When you build a new AGFI, you should put the default version of it in this file so that it can be referenced from your other configuration files.

The following is an example section from this file - you can add as many of these as necessary:

[firesim-rocket-quadcore-nic-l2-llc4mb-ddr3]
# this is a comment that describes my favorite configuration!
agfi=agfi-0a6449b5894e96e53
deploytripletoverride=None
customruntimeconfig=None

[NAME_GOES_HERE]

In this example, firesim-rocket-quadcore-nic-l2-llc4mb-ddr3 is the name that will be used to reference this hardware design in other configuration locations. The following items describe this hardware configuration:

agfi

This represents the AGFI (FPGA Image) used by this hardware configuration.

deploytripletoverride

This is an advanced feature - under normal conditions, you should leave this set to None, so that the manager uses the configuration triplet that is automatically stored with the AGFI at build time. Advanced users can set this to a different value to build and use a different driver when deploying simulations. Since the driver depends on logic now hardwired into the FPGA bitstream, drivers cannot generally be changed without requiring FPGA recompilation.

customruntimeconfig

This is an advanced feature - under normal conditions, you can use the default parameters generated automatically by the simulator by setting this field to None.
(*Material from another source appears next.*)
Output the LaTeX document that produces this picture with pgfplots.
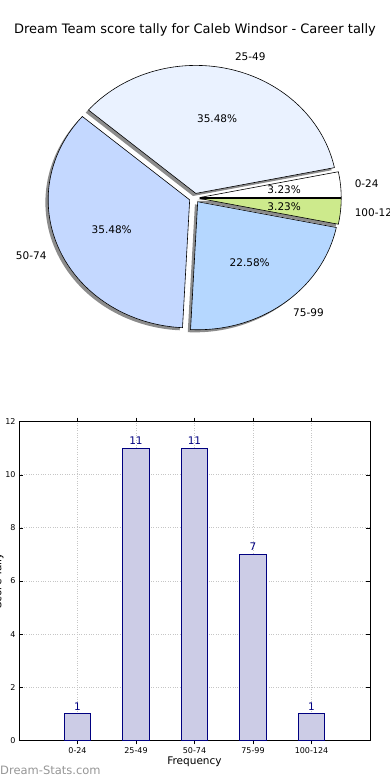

If you want to customize runtime parameters for certain parts of the simulation (e.g. the DRAM model's runtime parameters), you can place a custom config file in sim/custom-runtime-configs/. Then, set this field to the relative name of the config. For example, sim/custom-runtime-configs/GREATCONFIG.conf becomes customruntimeconfig=GREATCONFIG.conf.

Add more hardware config sections, like [NAME_GOES_HERE_2]

You can add as many of these entries to config_hwdb.ini as you want, following the format discussed above (i.e. you provide agfi, deploytripletoverride, or customruntimeconfig).